In this course, Professor Jian Tang, MILA had assigned the task to carry out the following: • Implement a convolutional neural network for image classification on CIFAR-10 dataset • Implement a recurrent neural network with/o LSTM for sentiment analysis using SST dataset
In this assignment, I have worked on Tensor operations - squeezing/Unsqueezing, concatenation/stacking, expansion/reduction. Using Convolutional Neural network on CIFAR-10 dataset with 'Adam' optimizer, I obtained a test accuracy of 0.5231 and conclude basis the structure constructed that increasing the no of layers will extract more features from images until the model starts to overfit. Optimum variation in hyperparameters plays a key role in achieving the same.
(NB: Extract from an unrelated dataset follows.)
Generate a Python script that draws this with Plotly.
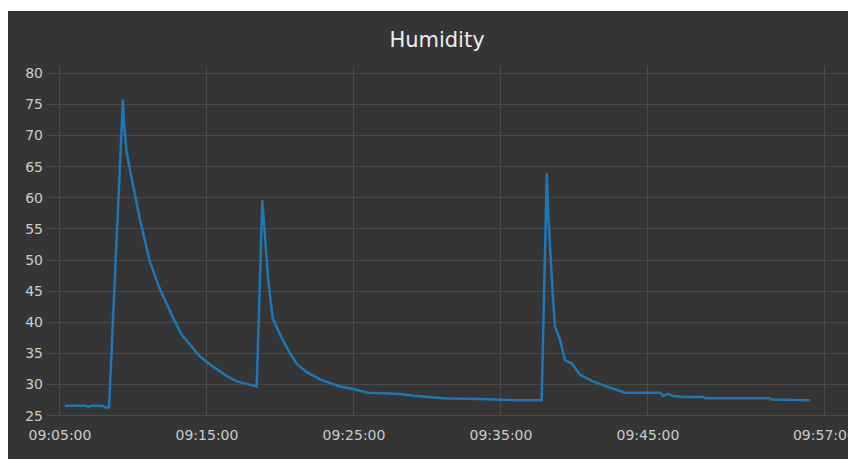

For sentiment Analysis, I used RNN to classify sentences into positive, negative and neutral sentiments for each sentence. For this purpose we use SST dataset. We need an embedding layer to transform words into word embeddings, a RNN layer to transform word embeddings into sentence encodings, an activation function, and a linear layer as well as a softmax function for sentence classification. I obtain the accurate measure of hyperparameters and implement forward function and finally compared the different optimizers used during tuning. I conclude here that till the point where validaiton loss and training loss keeps decreasing, we may increase epochs. Once loss starts to increase, it is an indication for overfitting and we should not further test for increased epochs.
A good model should be able to generalize well and therefore, to achieve a good model, I begin with default values before increasing/decreasing to understand a pattern and then determine the best model of all.